Recorded information:

[start]

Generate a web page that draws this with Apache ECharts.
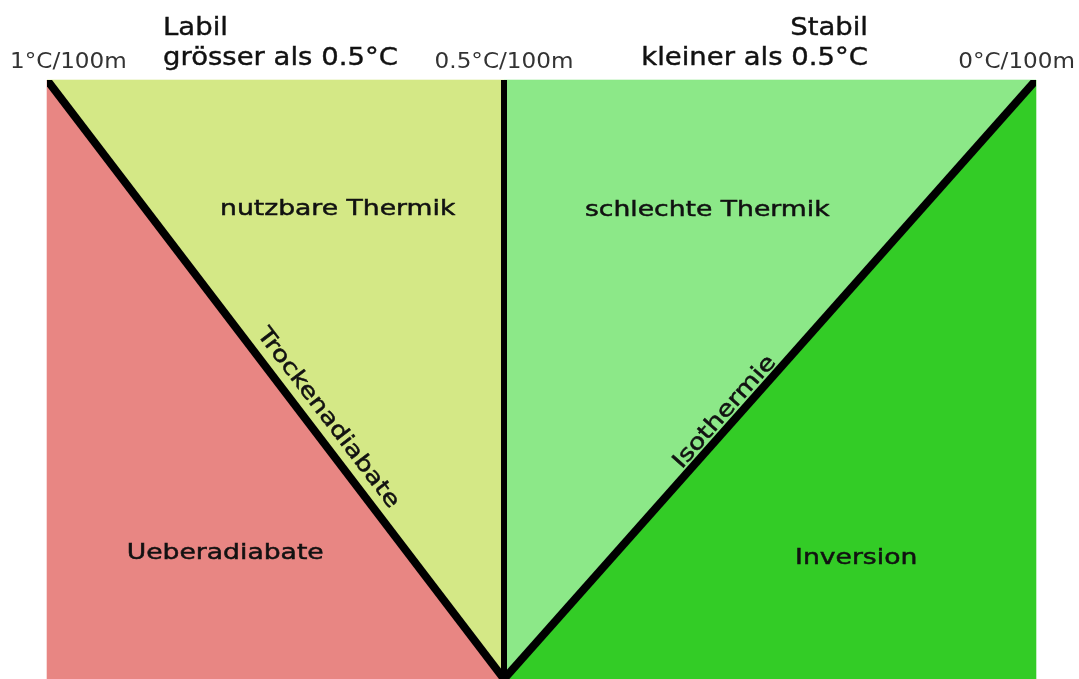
<!DOCTYPE html>
<html><head><meta charset="utf-8">
<script src="https://cdn.jsdelivr.net/npm/echarts@6/dist/echarts.min.js"></script>
<style>html,body{margin:0;padding:0;background:#fff}#c{width:1079px;height:679px}</style>
</head><body><div id="c"></div>
<script>
// lapse rate (°C per 100 m) on x, relative height on y
const leftTicks = [1, 0.5];
const leftTickLabels = ['1°C/100m', '0.5°C/100m'];
const rightTicks = [0];
const rightTickLabels = ['0°C/100m'];
const headerLabil = ['Labil', 'grösser als 0.5°C'];
const headerStabil = ['Stabil', 'kleiner als 0.5°C'];

const ueberadiabate = [[1, 1], [1, 0], [0.5, 0]];
const nutzbareThermik = [[1, 1], [0.5, 1], [0.5, 0]];
const schlechteThermik = [[0.5, 1], [0, 1], [0.5, 0]];
const inversion = [[0, 1], [0, 0], [0.5, 0]];

const trockenadiabate = [[1, 1], [0.5, 0]];
const neutralLine = [[0.5, 1], [0.5, 0]];
const isothermie = [[0.5, 0], [0, 1]];

const leftRegionNames = ['nutzbare Thermik', 'Ueberadiabate'];
const leftRegionAnchors = [[0.682, 0.785], [0.805, 0.210]];
const rightRegionNames = ['schlechte Thermik', 'Inversion'];
const rightRegionAnchors = [[0.309, 0.783], [0.169, 0.201]];

const FONT = '"DejaVu Sans", Verdana, sans-serif';
const chart = echarts.init(document.getElementById('c'), null, {renderer: 'canvas'});

function textEl(x, y, text, size, sx, align, rot, strokeW) {
  return {
    type: 'text', x: x, y: y, rotation: rot || 0, scaleX: sx, scaleY: 1,
    style: {
      text: text, fill: '#111', font: size + 'px ' + FONT,
      stroke: strokeW ? '#111' : null, lineWidth: strokeW || 0,
      align: align, textAlign: align, verticalAlign: 'middle', textVerticalAlign: 'middle'
    }
  };
}

function polySeries(points, gi, color) {
  return {
    type: 'custom', xAxisIndex: gi, yAxisIndex: gi, silent: true, z: 1,
    data: points, encode: {x: 0, y: 1},
    renderItem: function (params, api) {
      if (params.dataIndex !== 0) return null;
      return {type: 'polygon', shape: {points: points.map(p => api.coord(p))},
        style: {fill: color, stroke: color, lineWidth: 0.6}};
    }
  };
}

function lineSeries(points, gi, width, label, clip) {
  return {
    type: 'custom', xAxisIndex: gi, yAxisIndex: gi, silent: true, z: 3, clip: clip,
    data: points, encode: {x: 0, y: 1},
    renderItem: function (params, api) {
      if (params.dataIndex !== 0) return null;
      const a = api.coord(points[0]), b = api.coord(points[1]);
      const children = [{type: 'polyline', shape: {points: [a, b]},
        style: {stroke: '#000', lineWidth: width, fill: null}}];
      if (label) {
        const dx = b[0] - a[0], dy = b[1] - a[1], len = Math.hypot(dx, dy);
        const px = a[0] + dx * label.t + label.off * dy / len;
        const py = a[1] + dy * label.t - label.off * dx / len;
        children.push(textEl(px, py, label.text, 22, 1.22, 'center', -Math.atan2(dy, dx), 0.5));
      }
      return {type: 'group', children: children};
    }
  };
}

function regionTextSeries(anchors, names, gi) {
  return {
    type: 'custom', xAxisIndex: gi, yAxisIndex: gi, silent: true, z: 4,
    data: anchors, encode: {x: 0, y: 1},
    renderItem: function (params, api) {
      const c = api.coord(anchors[params.dataIndex]);
      return textEl(c[0], c[1], names[params.dataIndex], 22, 1.21, 'center', 0, 0.5);
    }
  };
}

function tickSeries(ticks, labels, gi) {
  return {
    type: 'custom', xAxisIndex: gi, yAxisIndex: gi, silent: true, z: 4,
    data: ticks.map(t => [t, 1]), encode: {x: 0, y: 1},
    renderItem: function (params, api) {
      const v = ticks[params.dataIndex];
      const c = api.coord([v, 1]);
      let align = 'center', x = c[0];
      if (v === 1) { align = 'left'; x = c[0] - 37; }
      if (v === 0) { align = 'right'; x = c[0] + 39; }
      const el = textEl(x, c[1] - 17, labels[params.dataIndex], 21, 1.1, align);
      el.style.fill = '#333';
      return el;
    }
  };
}

const option = {
  backgroundColor: '#ffffff',
  animation: false,
  grid: [
    {left: 47, width: 457, top: 80, bottom: 0},
    {left: 504, width: 532, top: 80, bottom: 0}
  ],
  xAxis: [
    {gridIndex: 0, type: 'value', min: 0.5, max: 1, inverse: true, show: false},
    {gridIndex: 1, type: 'value', min: 0, max: 0.5, inverse: true, show: false}
  ],
  yAxis: [
    {gridIndex: 0, type: 'value', min: 0, max: 1, show: false},
    {gridIndex: 1, type: 'value', min: 0, max: 1, show: false}
  ],
  graphic: [
    textEl(163, 28, headerLabil[0], 25, 1.1, 'left', 0, 0.4),
    textEl(163, 58, headerLabil[1], 25, 1.1, 'left', 0, 0.4),
    textEl(868, 28, headerStabil[0], 25, 1.1, 'right', 0, 0.4),
    textEl(868, 58, headerStabil[1], 25, 1.1, 'right', 0, 0.4)
  ],
  series: [
    polySeries(ueberadiabate, 0, '#E88683'),
    polySeries(nutzbareThermik, 0, '#D4E886'),
    polySeries(schlechteThermik, 1, '#8CE888'),
    polySeries(inversion, 1, '#33CC26'),
    lineSeries(trockenadiabate, 0, 8, {text: 'Trockenadiabate', t: 0.583, off: 18}, true),
    lineSeries(neutralLine, 0, 6, null, false),
    lineSeries(isothermie, 1, 8, {text: 'Isothermie', t: 0.432, off: 12}, true),
    regionTextSeries(leftRegionAnchors, leftRegionNames, 0),
    regionTextSeries(rightRegionAnchors, rightRegionNames, 1),
    tickSeries(leftTicks, leftTickLabels, 0),
    tickSeries(rightTicks, rightTickLabels, 1)
  ]
};
chart.setOption(option);
</script>
</body></html>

[end]

What you have to do: Everything from the first line of the listing above through the line that contains "const rightRegionAnchors = [[0.309, 0.783], [0.169, 0.201]];" is to be restated word for word, minus the pictures.

Response to the task:
Generate a web page that draws this with Apache ECharts.
<!DOCTYPE html>
<html><head><meta charset="utf-8">
<script src="https://cdn.jsdelivr.net/npm/echarts@6/dist/echarts.min.js"></script>
<style>html,body{margin:0;padding:0;background:#fff}#c{width:1079px;height:679px}</style>
</head><body><div id="c"></div>
<script>
// lapse rate (°C per 100 m) on x, relative height on y
const leftTicks = [1, 0.5];
const leftTickLabels = ['1°C/100m', '0.5°C/100m'];
const rightTicks = [0];
const rightTickLabels = ['0°C/100m'];
const headerLabil = ['Labil', 'grösser als 0.5°C'];
const headerStabil = ['Stabil', 'kleiner als 0.5°C'];

const ueberadiabate = [[1, 1], [1, 0], [0.5, 0]];
const nutzbareThermik = [[1, 1], [0.5, 1], [0.5, 0]];
const schlechteThermik = [[0.5, 1], [0, 1], [0.5, 0]];
const inversion = [[0, 1], [0, 0], [0.5, 0]];

const trockenadiabate = [[1, 1], [0.5, 0]];
const neutralLine = [[0.5, 1], [0.5, 0]];
const isothermie = [[0.5, 0], [0, 1]];

const leftRegionNames = ['nutzbare Thermik', 'Ueberadiabate'];
const leftRegionAnchors = [[0.682, 0.785], [0.805, 0.210]];
const rightRegionNames = ['schlechte Thermik', 'Inversion'];
const rightRegionAnchors = [[0.309, 0.783], [0.169, 0.201]];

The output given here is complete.